Anyway, more via Chabert. In preparation for the 2004 coup, the US, France and Canadian paramilitaries were busily training 'rebels' in the Dominican Republic. Coterminously, the media began to issue dire warnings about Haiti the basket-case, Aristide the dictator, fraud, corruption, thuggishness etc. After the coup, The Guardian's sub-editors managed to mangle an article written by Charles Arthur on Haiti, in order to call Aristide a "General". Aristide was not, of course, ever even in the military, much less a military leader. He had no army, having demobilised it in 1995. Still, they persist. Mark this:
In the dead of the night, some 400 Brazilian, Jordanian and Peruvian soldiers fanned through the maze of tin shacks and sewage canals to take out Emanuel "Dread" Wilmé, a gang leader who had refused to surrender one of the most dangerous neighborhoods in the hemisphere.

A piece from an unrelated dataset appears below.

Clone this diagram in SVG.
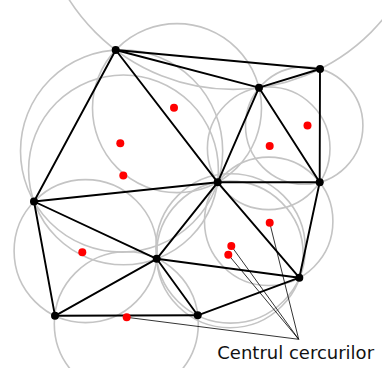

When the sun rose after a five-hour battle, Wilmé and at least five of his crew were dead. So were dozens of men, women and children caught in the gunfire, community leaders and residents said.
UN officials hailed the July 6 raid as a turning point in ridding this shantytown of gangs loyal to President Jean-Bertrand Aristide, a populist former priest who was ousted by armed rebels 23 months ago.
But Operation Iron Fist, as the raid was called, became an Operation Band-Aid. A new gang leader quickly replaced Wilmé. And bandits and UN peacekeepers trade gunfire in the slum almost daily, injuring or killing civilians in the process.
The atmosphere of "blackness" is palpable. Gangs. Wilme has been one of those resisting the attempt to return the country to a death-squad dictatorship. The immensely popular Lavalas had a great deal of grass-roots support to organise and Wilme tried to unite what are referred to as "street gangs" against the UN invaders. Yet, they who murder and do so under the rubric of the new sweatshop regime are not gangs, any more than are those UN troops who join the new 'Haitian National Police' in cutting people down in the streets. And yes, dear me yes, Aristide was a populist.